== Provided records ==

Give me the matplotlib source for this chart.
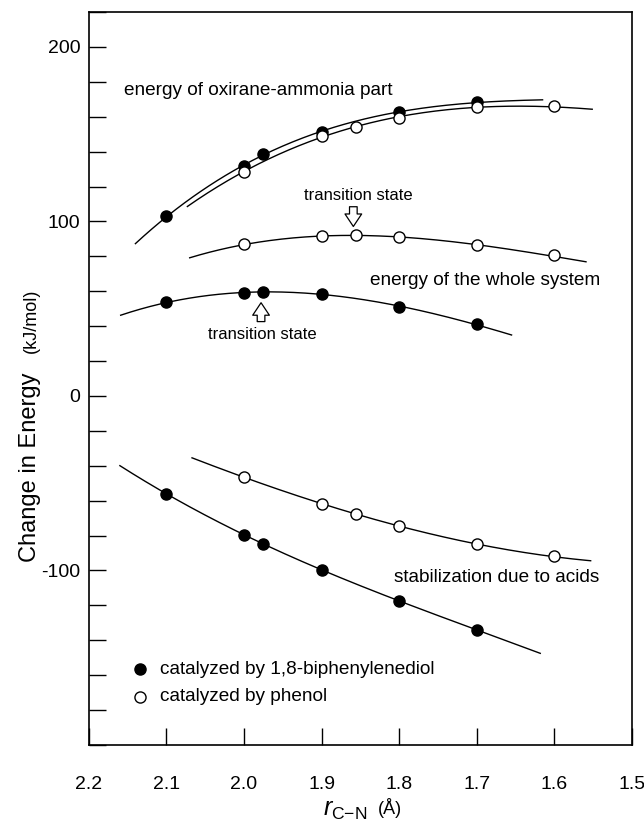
import numpy as np
import matplotlib
matplotlib.use("Agg")
import matplotlib.pyplot as plt
from matplotlib.ticker import MultipleLocator, FuncFormatter

plt.rcParams['font.family'] = ['Liberation Sans', 'DejaVu Sans']
plt.rcParams['mathtext.fontset'] = 'custom'
plt.rcParams['mathtext.rm'] = 'Liberation Sans'
plt.rcParams['mathtext.it'] = 'Liberation Sans:italic'
plt.rcParams['axes.unicode_minus'] = False

# marker data (r_C-N in Angstrom, energy in kJ/mol)
r_bip = [2.1, 2.0, 1.975, 1.9, 1.8, 1.7]
r_phe = [2.0, 1.9, 1.855, 1.8, 1.7, 1.6]

part_bip = [103, 132, 138.5, 151.5, 162.5, 168.5]
part_phe = [128.5, 149, 154, 159.5, 165.5, 166]
whole_bip = [54, 59, 59.5, 58.5, 51, 41.5]
whole_phe = [87, 91.5, 92, 91, 86.5, 80.5]
stab_bip = [-56, -79.5, -85, -99.5, -117.5, -134]
stab_phe = [-46.5, -62, -67.5, -74.5, -85, -92]

# where each drawn curve starts and ends (x, y)
ends = {
    'part_bip': [(2.14, 87), (1.615, 169.5)],
    'part_phe': [(2.073, 108.5), (1.551, 164)],
    'whole_bip': [(2.159, 46), (1.655, 34.5)],
    'whole_phe': [(2.07, 79), (1.559, 76.5)],
    'stab_bip': [(2.16, -40), (1.618, -147.5)],
    'stab_phe': [(2.067, -35.5), (1.553, -94.5)],
}

fig = plt.figure(figsize=(6.44, 8.32), dpi=100)
ax = fig.add_axes([0.138, 0.1046, 0.843, 0.881])


def draw(key, xs, ys, filled):
    e = ends[key]
    cx = [e[0][0]] + xs + [e[1][0]]
    cy = [e[0][1]] + ys + [e[1][1]]
    coef = np.polyfit(cx, cy, 3)
    xx = np.linspace(e[0][0], e[1][0], 200)
    ax.plot(xx, np.polyval(coef, xx), color='black', lw=1.0, zorder=2)
    ax.plot(xs, ys, 'o', ms=8, mec='black', mew=1.0,
            mfc='black' if filled else 'white', zorder=3)


draw('part_bip', r_bip, part_bip, True)
draw('part_phe', r_phe, part_phe, False)
draw('whole_bip', r_bip, whole_bip, True)
draw('whole_phe', r_phe, whole_phe, False)
draw('stab_bip', r_bip, stab_bip, True)
draw('stab_phe', r_phe, stab_phe, False)

ax.set_xlim(2.2, 1.5)
ax.set_ylim(-200, 220)
ax.xaxis.set_major_locator(MultipleLocator(0.1))
ax.yaxis.set_major_locator(MultipleLocator(100))
ax.yaxis.set_minor_locator(MultipleLocator(20))
ax.xaxis.set_major_formatter(matplotlib.ticker.FormatStrFormatter('%.1f'))
ax.yaxis.set_major_formatter(FuncFormatter(lambda v, p: '' if v < -150 else '%d' % v))
ax.tick_params(axis='both', which='both', direction='in', length=12, width=1,
               labelsize=14)
ax.tick_params(axis='x', pad=22)
ax.tick_params(axis='y', pad=6)
ax.tick_params(top=False, right=False)
for s in ax.spines.values():
    s.set_linewidth(1.2)

fs = 13.7
ax.text(2.155, 175, 'energy of oxirane-ammonia part', fontsize=fs, va='center')
ax.text(1.838, 66, 'energy of the whole system', fontsize=fs, va='center')
ax.text(1.806, -104, 'stabilization due to acids', fontsize=fs, va='center')

arrow = dict(arrowstyle='simple,head_width=1.2,head_length=0.9,tail_width=0.55',
             fc='white', ec='black', lw=0.9)
ax.annotate('', xy=(1.859, 95.5), xytext=(1.859, 110), arrowprops=arrow)
ax.text(1.853, 115, 'transition state', fontsize=12, ha='center', va='center')
ax.annotate('', xy=(1.978, 55), xytext=(1.978, 41), arrowprops=arrow)
ax.text(1.976, 35, 'transition state', fontsize=12, ha='center', va='center')

# legend
ax.plot([2.134], [-156.5], 'o', ms=8, mfc='black', mec='black')
ax.plot([2.134], [-172.5], 'o', ms=8, mfc='white', mec='black')
ax.text(2.108, -156.5, 'catalyzed by 1,8-biphenylenediol', fontsize=fs, va='center')
ax.text(2.108, -172.5, 'catalyzed by phenol', fontsize=fs, va='center')

# axis titles
fig.text(0.047, 0.438, 'Change in Energy', rotation=90, fontsize=17,
         ha='center', va='center')
fig.text(0.049, 0.615, '(kJ/mol)', rotation=90, fontsize=13,
         ha='center', va='center')
fig.text(0.536, 0.027, r'$\mathit{r}_{\mathrm{C{-}N}}$', fontsize=18,
         ha='center', va='center')
fig.text(0.605, 0.029, '(Å)', fontsize=13, ha='center', va='center')

fig.savefig('out.png', dpi=100)
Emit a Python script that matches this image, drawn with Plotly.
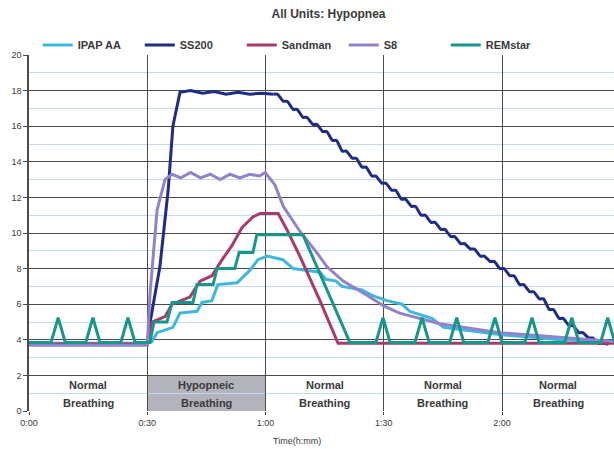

===

Exercise goal -
Reproduce the records verbatim, omitting all images they contain.

Response for this exercise -
Give me the matplotlib source for this chart.
import numpy as np
import matplotlib
matplotlib.use("Agg")
import matplotlib.pyplot as plt
from matplotlib.ticker import MultipleLocator, FuncFormatter

plt.rcParams['font.family'] = ['Liberation Sans', 'DejaVu Sans']
plt.rcParams['mathtext.fontset'] = 'custom'
plt.rcParams['mathtext.rm'] = 'Liberation Sans'
plt.rcParams['mathtext.it'] = 'Liberation Sans:italic'
plt.rcParams['axes.unicode_minus'] = False

# marker data (r_C-N in Angstrom, energy in kJ/mol)
r_bip = [2.1, 2.0, 1.975, 1.9, 1.8, 1.7]
r_phe = [2.0, 1.9, 1.855, 1.8, 1.7, 1.6]

part_bip = [103, 132, 138.5, 151.5, 162.5, 168.5]
part_phe = [128.5, 149, 154, 159.5, 165.5, 166]
whole_bip = [54, 59, 59.5, 58.5, 51, 41.5]
whole_phe = [87, 91.5, 92, 91, 86.5, 80.5]
stab_bip = [-56, -79.5, -85, -99.5, -117.5, -134]
stab_phe = [-46.5, -62, -67.5, -74.5, -85, -92]

# where each drawn curve starts and ends (x, y)
ends = {
    'part_bip': [(2.14, 87), (1.615, 169.5)],
    'part_phe': [(2.073, 108.5), (1.551, 164)],
    'whole_bip': [(2.159, 46), (1.655, 34.5)],
    'whole_phe': [(2.07, 79), (1.559, 76.5)],
    'stab_bip': [(2.16, -40), (1.618, -147.5)],
    'stab_phe': [(2.067, -35.5), (1.553, -94.5)],
}

fig = plt.figure(figsize=(6.44, 8.32), dpi=100)
ax = fig.add_axes([0.138, 0.1046, 0.843, 0.881])


def draw(key, xs, ys, filled):
    e = ends[key]
    cx = [e[0][0]] + xs + [e[1][0]]
    cy = [e[0][1]] + ys + [e[1][1]]
    coef = np.polyfit(cx, cy, 3)
    xx = np.linspace(e[0][0], e[1][0], 200)
    ax.plot(xx, np.polyval(coef, xx), color='black', lw=1.0, zorder=2)
    ax.plot(xs, ys, 'o', ms=8, mec='black', mew=1.0,
            mfc='black' if filled else 'white', zorder=3)


draw('part_bip', r_bip, part_bip, True)
draw('part_phe', r_phe, part_phe, False)
draw('whole_bip', r_bip, whole_bip, True)
draw('whole_phe', r_phe, whole_phe, False)
draw('stab_bip', r_bip, stab_bip, True)
draw('stab_phe', r_phe, stab_phe, False)

ax.set_xlim(2.2, 1.5)
ax.set_ylim(-200, 220)
ax.xaxis.set_major_locator(MultipleLocator(0.1))
ax.yaxis.set_major_locator(MultipleLocator(100))
ax.yaxis.set_minor_locator(MultipleLocator(20))
ax.xaxis.set_major_formatter(matplotlib.ticker.FormatStrFormatter('%.1f'))
ax.yaxis.set_major_formatter(FuncFormatter(lambda v, p: '' if v < -150 else '%d' % v))
ax.tick_params(axis='both', which='both', direction='in', length=12, width=1,
               labelsize=14)
ax.tick_params(axis='x', pad=22)
ax.tick_params(axis='y', pad=6)
ax.tick_params(top=False, right=False)
for s in ax.spines.values():
    s.set_linewidth(1.2)

fs = 13.7
ax.text(2.155, 175, 'energy of oxirane-ammonia part', fontsize=fs, va='center')
ax.text(1.838, 66, 'energy of the whole system', fontsize=fs, va='center')
ax.text(1.806, -104, 'stabilization due to acids', fontsize=fs, va='center')

arrow = dict(arrowstyle='simple,head_width=1.2,head_length=0.9,tail_width=0.55',
             fc='white', ec='black', lw=0.9)
ax.annotate('', xy=(1.859, 95.5), xytext=(1.859, 110), arrowprops=arrow)
ax.text(1.853, 115, 'transition state', fontsize=12, ha='center', va='center')
ax.annotate('', xy=(1.978, 55), xytext=(1.978, 41), arrowprops=arrow)
ax.text(1.976, 35, 'transition state', fontsize=12, ha='center', va='center')

# legend
ax.plot([2.134], [-156.5], 'o', ms=8, mfc='black', mec='black')
ax.plot([2.134], [-172.5], 'o', ms=8, mfc='white', mec='black')
ax.text(2.108, -156.5, 'catalyzed by 1,8-biphenylenediol', fontsize=fs, va='center')
ax.text(2.108, -172.5, 'catalyzed by phenol', fontsize=fs, va='center')

# axis titles
fig.text(0.047, 0.438, 'Change in Energy', rotation=90, fontsize=17,
         ha='center', va='center')
fig.text(0.049, 0.615, '(kJ/mol)', rotation=90, fontsize=13,
         ha='center', va='center')
fig.text(0.536, 0.027, r'$\mathit{r}_{\mathrm{C{-}N}}$', fontsize=18,
         ha='center', va='center')
fig.text(0.605, 0.029, '(Å)', fontsize=13, ha='center', va='center')

fig.savefig('out.png', dpi=100)
Emit a Python script that matches this image, drawn with Plotly.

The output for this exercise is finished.